General Relativity – Does Time Dilation Cause Gravity?

curvaturegeneral-relativitygravityspacetime

Watch it around 2:00 minutes. https://youtu.be/gcvq1DAM-DE

Do objects move closer to Earth because they experience time at different rates, really? Does it make sense? The video also represents the object kind of rotating, when in reality they would just fall straight to Earth, right? What is the best way to explain gravity in layman’s terms? In this sense, the rubber sheet analogy makes much more sense…

Edit: trying to explain more what’s in the video… the uploader argues that objects move closer to Earth because they experience time differently, so they kind of rotate. It’s difficult to explain more because most of my problems with the video are with the graphical representations and not so much with what’s being said.

Edit 2: changed the title of the question as well.

Best Answer

There is much to dislike about the popularized video, but its basic idea isn’t far from the truth. If you work through the equations of weak-field GR, you will find that ${{g}_{00}}$, which measures the rate of passage of proper time (i.e., aging) along a world-line relative to coordinate time, can be identified with $1+2\Phi $, where $\Phi $ is Newton’s gravitational potential. The geodesic equation predicts the same deflection of trajectories as Newton’s equation of gravitational force.

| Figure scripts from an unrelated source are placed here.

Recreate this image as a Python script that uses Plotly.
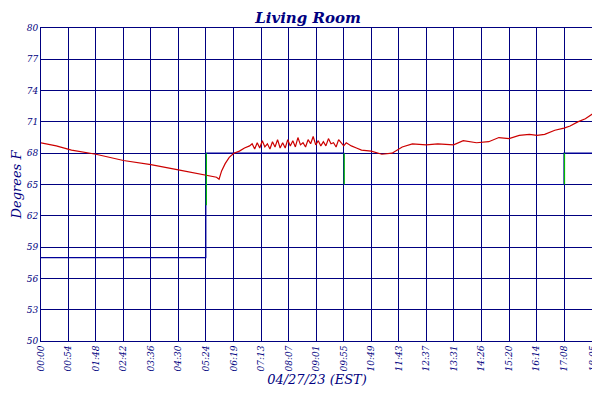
import plotly.graph_objects as go

# Living Room temperature (minutes since 00:00, degrees F)
room_t = [0, 30, 60, 108, 162, 216, 270, 324, 335, 345, 350, 355, 362, 370, 379, 390, 400, 410, 415, 420, 425, 430, 435, 440, 445, 450,
          455, 460, 465, 470, 475, 480, 485, 490, 495, 500, 505, 510, 515, 520, 525, 530, 535, 540, 545, 550, 555, 560, 565, 570,
          575, 580, 585, 590, 595, 600, 610, 620, 630, 649, 670, 690, 710, 730, 757, 780, 811, 830, 856, 880, 900, 920, 940, 960,
          975, 990, 1010, 1028, 1040, 1055, 1070, 1085]
room_v = [69.0, 68.7, 68.3, 67.9, 67.3, 66.9, 66.4, 65.9, 65.8, 65.7, 65.5, 66.3, 67.0, 67.6, 68.0, 68.2, 68.5, 68.7, 68.9, 68.4, 69.0, 68.5, 69.2, 68.6, 68.9, 68.4,
          69.1, 68.6, 69.3, 68.5, 69.0, 68.5, 69.3, 68.7, 69.2, 68.6, 69.5, 68.8, 69.0, 68.6, 69.3, 68.9, 69.6, 68.8, 69.2, 68.7, 69.1, 68.7, 69.4, 68.9,
          69.0, 68.6, 69.3, 69.0, 68.7, 69.0, 68.7, 68.5, 68.3, 68.2, 67.9, 68.0, 68.6, 68.9, 68.8, 68.9, 68.8, 69.2, 69.0, 69.1, 69.5, 69.4, 69.7, 69.8,
          69.7, 69.8, 70.2, 70.4, 70.6, 71.0, 71.3, 71.8]

# Setback (thermostat setpoint)
set_t = [0, 324, 324, 595, 595, 1028, 1028, 1085]
set_v = [58, 58, 68, 68, 65, 65, 68, 68]
# Setback transitions (shown in green)
jump_t = [325, 325, None, 596, 596, None, 1029, 1029]
jump_v = [63, 68, None, 68, 65, None, 65, 68]

tick_vals = [0, 54, 108, 162, 216, 270, 324, 379, 433, 487, 541, 595, 649, 703, 757, 811, 866, 920, 974, 1028, 1085]
tick_text = ["00:00", "00:54", "01:48", "02:42", "03:36", "04:30", "05:24", "06:19", "07:13", "08:07", "09:01", "09:55",
             "10:49", "11:43", "12:37", "13:31", "14:26", "15:20", "16:14", "17:08", "18:05"]
y_ticks = [50, 53, 56, 59, 62, 65, 68, 71, 74, 77, 80]

navy = "#000080"
fig = go.Figure()
fig.add_trace(go.Scatter(x=set_t, y=set_v, mode="lines", line=dict(color="#000099", width=1.2), showlegend=False, hoverinfo="skip"))
fig.add_trace(go.Scatter(x=room_t, y=room_v, mode="lines", name="<i>Living Room</i>", line=dict(color="#cc0000", width=1.2)))
fig.add_trace(go.Scatter(x=jump_t, y=jump_v, mode="lines", name="<i>Setback</i>", line=dict(color="#00bb00", width=1.2)))
fig.add_trace(go.Scatter(x=[0, 1085], y=[50, 50], mode="lines", line=dict(width=0), showlegend=False, hoverinfo="skip", yaxis="y2"))

font = dict(family="DejaVu Serif, Liberation Serif, serif", color=navy)
fig.update_layout(
    width=600, height=400, margin=dict(l=33, r=15, t=20, b=67, autoexpand=False),
    paper_bgcolor="white", plot_bgcolor="white", font=font,
    title=dict(text="<i><b>Living Room</b></i>", x=0.5, y=0.99, yanchor="top", font=dict(size=15, **font)),
    xaxis=dict(range=[0, 1085], tickvals=tick_vals, ticktext=["<i>%s</i>" % t for t in tick_text], tickangle=-90,
               tickfont=dict(size=9, **font), gridcolor=navy, gridwidth=1, showline=True, linecolor=navy, mirror=True,
               zeroline=False, automargin=False, title=dict(text="<i>04/27/23 (EST)</i>", font=dict(size=13, **font), standoff=4)),
    yaxis=dict(range=[50, 80], tickvals=y_ticks, ticktext=["<i>%d</i>" % v for v in y_ticks], tickfont=dict(size=9, **font),
               gridcolor=navy, showline=True, linecolor=navy, mirror=True, zeroline=False, automargin=False,
               title=dict(text="<i>Degrees F</i>", font=dict(size=13, **font), standoff=2)),
    yaxis2=dict(range=[50, 80], overlaying="y", side="right", tickvals=y_ticks, ticktext=["<i>%d</i>" % v for v in y_ticks],
                tickfont=dict(size=9, **font), showgrid=False, zeroline=False, automargin=False),
    legend=dict(orientation="h", x=0.5, xanchor="center", y=-0.17, yanchor="top", font=dict(size=11, **font)),
)
fig.write_html("out.html")
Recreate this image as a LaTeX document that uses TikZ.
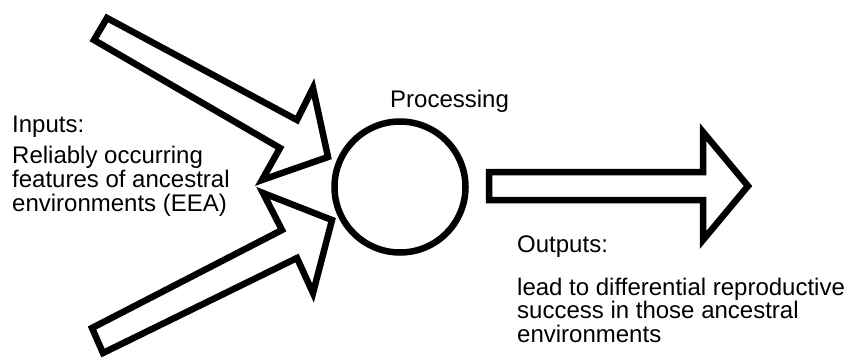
\documentclass[tikz,border=0pt]{standalone}
\usepackage{fontspec}
\setmainfont{Liberation Sans}
% left-aligned block of lines whose baseline is that of its first line
\newcommand{\textblock}[2]{\fontsize{24}{#1}\selectfont
  \begin{tabular}[t]{@{}l@{}}#2\end{tabular}}
\begin{document}
\begin{tikzpicture}[x=1pt,y=-1pt,
  outline/.style={draw=black,line width=6.5pt,line join=miter,fill=white},
  label/.style={inner sep=0pt,anchor=base west,
    font=\fontsize{24}{23}\selectfont}]
\useasboundingbox (0,0) rectangle (851,359);

% upper input arrow
\draw[outline] (107,18) -- (94,40) -- (280,148) -- (262,180) -- (328,157)
  -- (313,88) -- (297,120) -- cycle;
% lower input arrow
\draw[outline] (103,353) -- (92,328) -- (282,230) -- (263,193) -- (332,220)
  -- (313,293) -- (297,258) -- cycle;

% processing unit
\node[draw=black,line width=6.5pt,circle,minimum size=131pt,inner sep=0pt] (proc) at (400,187) {};
\node[label] (ptext) at (390,107) {Processing};

% output arrow
\draw[outline] (489,172) -- (703,172) -- (703,132) -- (748,186)
  -- (703,240) -- (703,200) -- (489,200) -- cycle;

% labels
\node[label] (inhead) at (12,132) {Inputs:};
\node[label] (intext) at (12,163) {\textblock{23}{Reliably occurring\\features of ancestral\\environments (EEA)}};
\node[label] (outhead) at (517,252) {Outputs:};
\node[label] (outtext) at (517,295) {\textblock{22}{lead to differential reproductive\\success in those ancestral\\environments}};
\end{tikzpicture}
\end{document}
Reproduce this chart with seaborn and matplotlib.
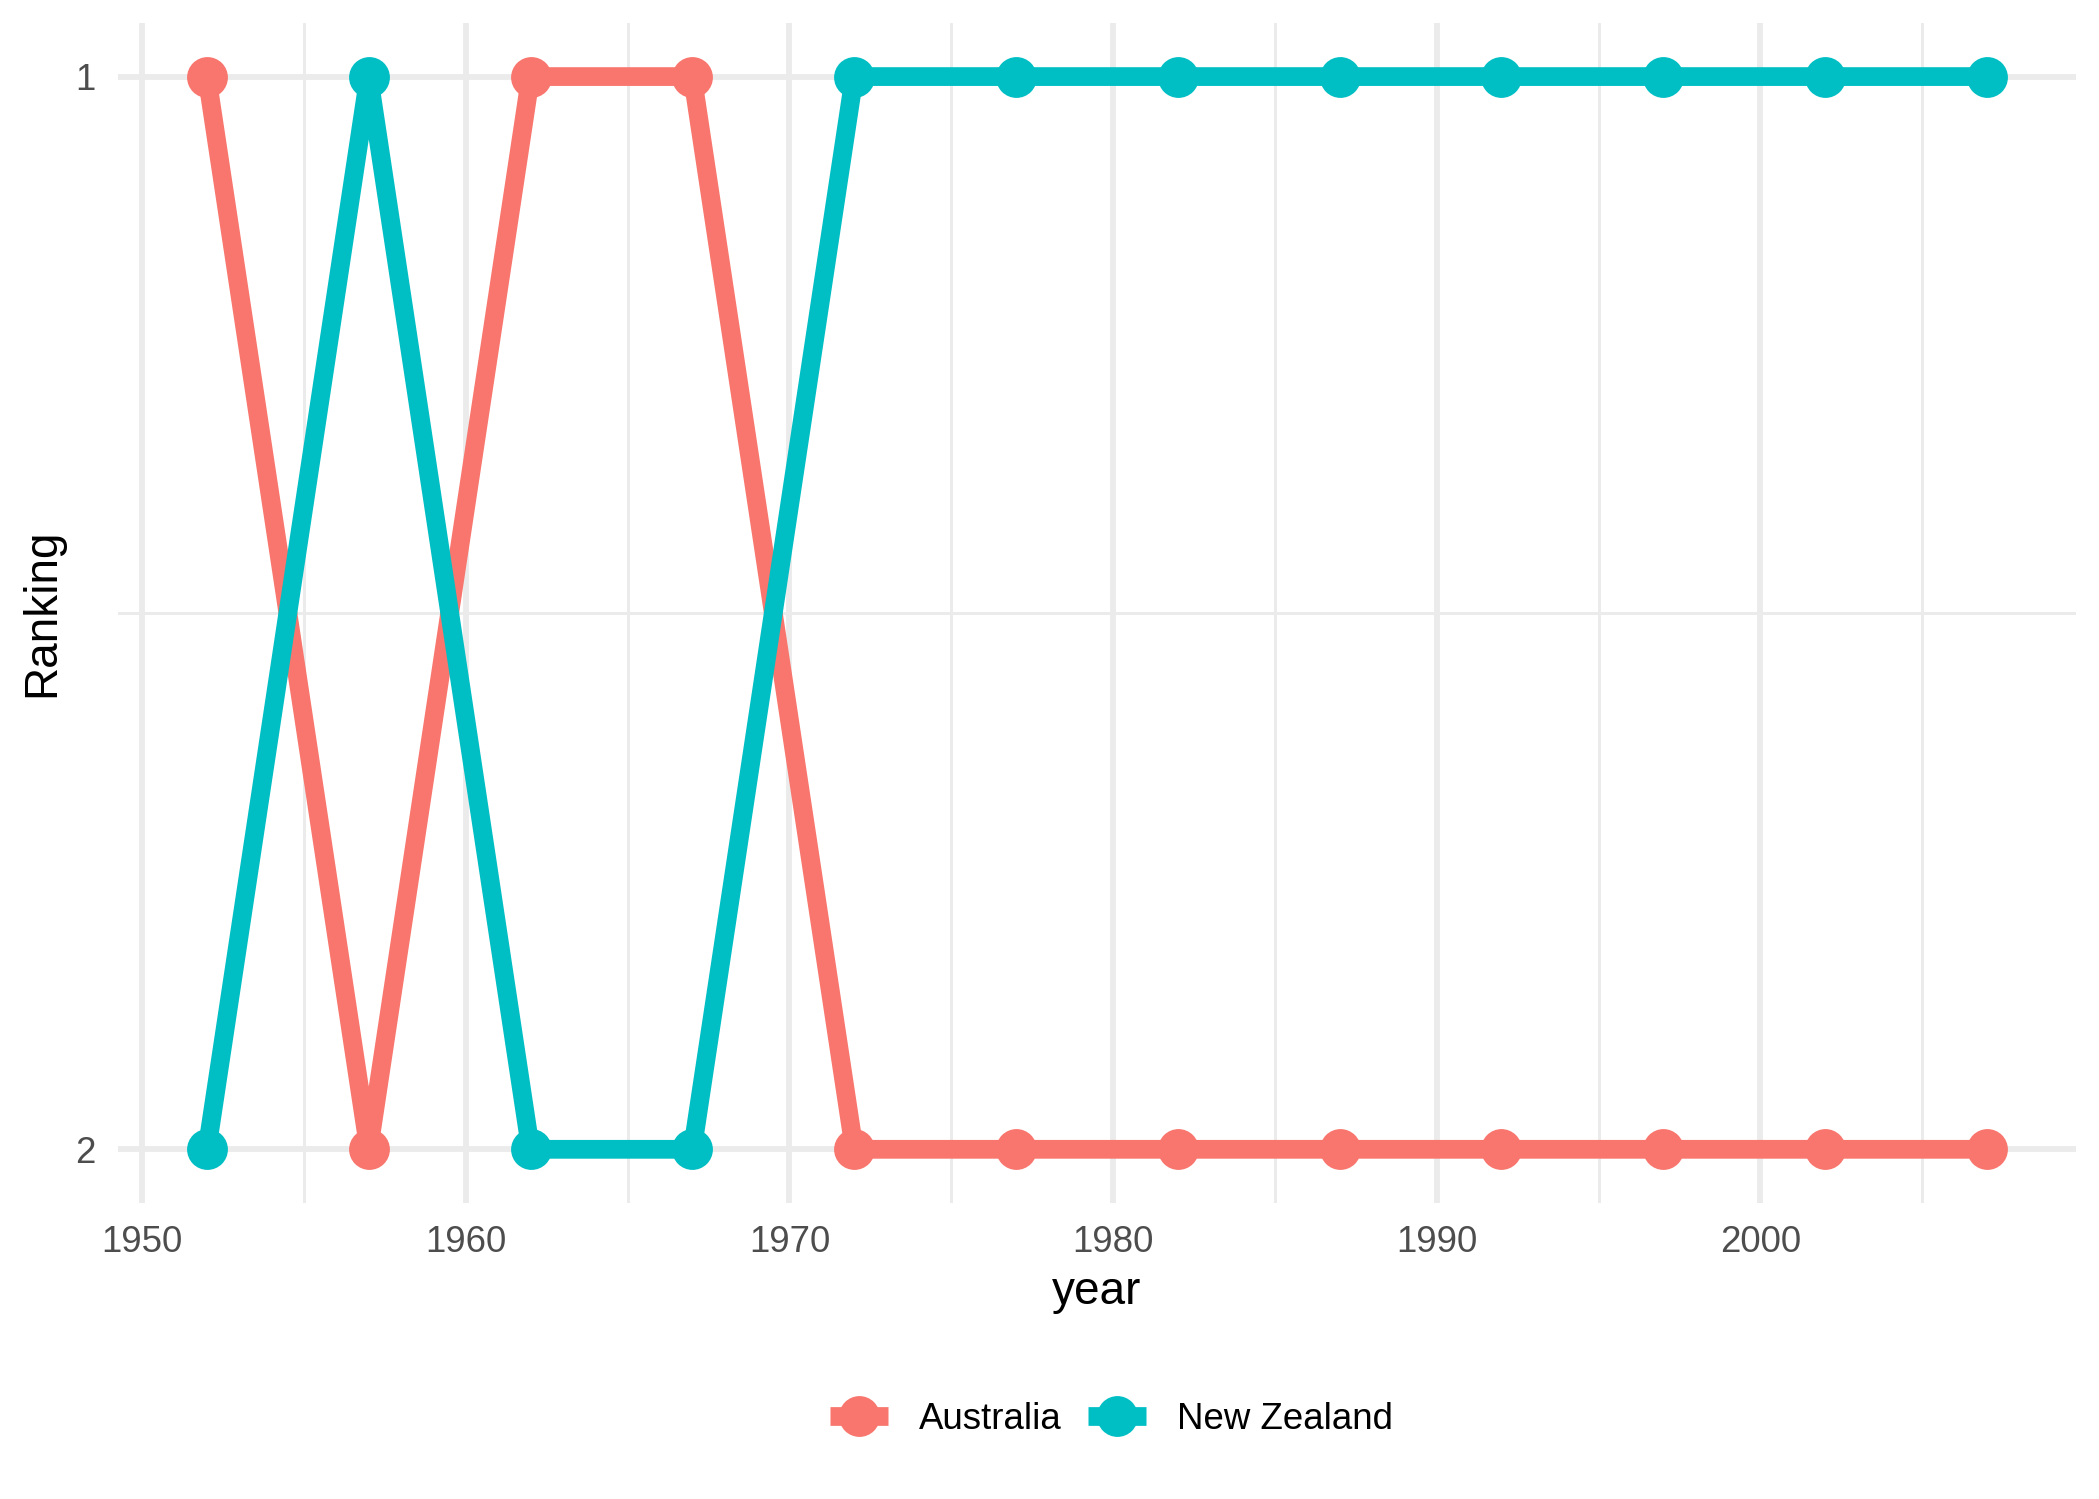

How would a change in the passage of time cause deflection? It’s hard to understand for a point particle, and that’s why the video showed a dumbbell. There is an analogous problem in QM about the deflection of a wave packet moving through a potential gradient. It will have wave-fronts of constant phase orthogonal to the direction of motion. The potential affects the rate of phase change, so if the left side of the packet undergoes more rapid phase change than the right side, the trajectory will veer left.